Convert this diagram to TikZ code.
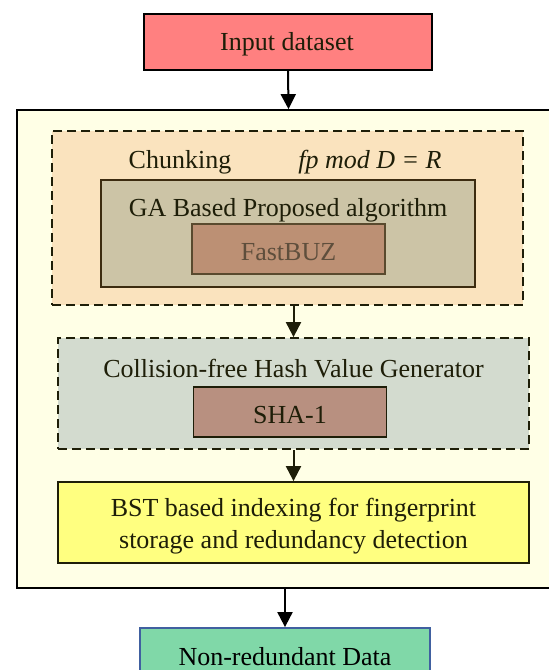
+++++
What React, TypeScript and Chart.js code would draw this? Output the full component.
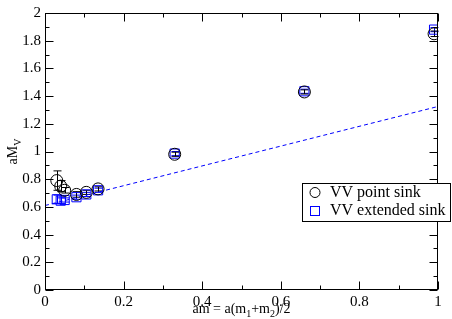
+++++
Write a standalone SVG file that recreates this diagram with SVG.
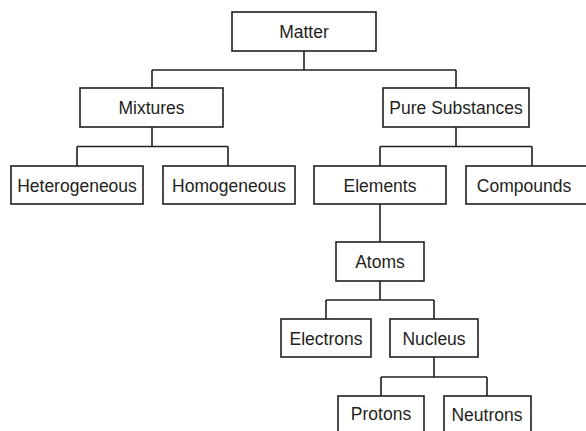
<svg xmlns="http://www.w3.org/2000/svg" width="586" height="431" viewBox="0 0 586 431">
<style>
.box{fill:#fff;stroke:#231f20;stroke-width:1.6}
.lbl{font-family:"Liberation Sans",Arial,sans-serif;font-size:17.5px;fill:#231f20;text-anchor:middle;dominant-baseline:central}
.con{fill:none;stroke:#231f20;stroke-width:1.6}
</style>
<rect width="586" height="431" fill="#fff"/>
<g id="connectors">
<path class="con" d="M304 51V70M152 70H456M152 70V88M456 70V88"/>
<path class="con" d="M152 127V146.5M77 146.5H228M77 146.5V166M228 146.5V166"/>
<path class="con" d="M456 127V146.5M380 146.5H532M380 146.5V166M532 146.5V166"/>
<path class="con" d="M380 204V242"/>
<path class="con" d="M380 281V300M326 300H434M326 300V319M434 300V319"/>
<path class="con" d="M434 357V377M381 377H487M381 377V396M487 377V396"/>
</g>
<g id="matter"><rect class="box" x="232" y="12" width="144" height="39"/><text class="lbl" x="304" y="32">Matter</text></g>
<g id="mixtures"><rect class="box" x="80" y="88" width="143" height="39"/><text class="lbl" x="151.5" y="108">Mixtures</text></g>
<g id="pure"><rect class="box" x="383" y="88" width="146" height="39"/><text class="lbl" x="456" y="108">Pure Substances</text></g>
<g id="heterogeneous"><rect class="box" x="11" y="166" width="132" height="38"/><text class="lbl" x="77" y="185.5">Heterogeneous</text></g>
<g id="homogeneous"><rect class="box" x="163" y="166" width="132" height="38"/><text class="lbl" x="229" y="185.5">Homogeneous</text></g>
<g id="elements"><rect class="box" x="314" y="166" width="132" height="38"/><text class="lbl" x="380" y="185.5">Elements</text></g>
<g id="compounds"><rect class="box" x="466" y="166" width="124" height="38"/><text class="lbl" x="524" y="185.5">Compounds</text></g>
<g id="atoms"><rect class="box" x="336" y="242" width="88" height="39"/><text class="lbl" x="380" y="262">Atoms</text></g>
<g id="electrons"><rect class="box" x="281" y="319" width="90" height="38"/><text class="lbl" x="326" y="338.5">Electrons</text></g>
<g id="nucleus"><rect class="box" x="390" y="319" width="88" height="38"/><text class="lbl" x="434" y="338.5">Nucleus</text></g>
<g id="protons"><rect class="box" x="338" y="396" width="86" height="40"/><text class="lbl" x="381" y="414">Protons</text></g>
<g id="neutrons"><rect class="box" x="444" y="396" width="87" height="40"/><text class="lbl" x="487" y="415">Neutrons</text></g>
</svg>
+++++
What you have to do: Locate the lines above that hold the word "this". Show every one of them.

Reply to the exercise:
Convert this diagram to TikZ code.
What React, TypeScript and Chart.js code would draw this? Output the full component.
Write a standalone SVG file that recreates this diagram with SVG.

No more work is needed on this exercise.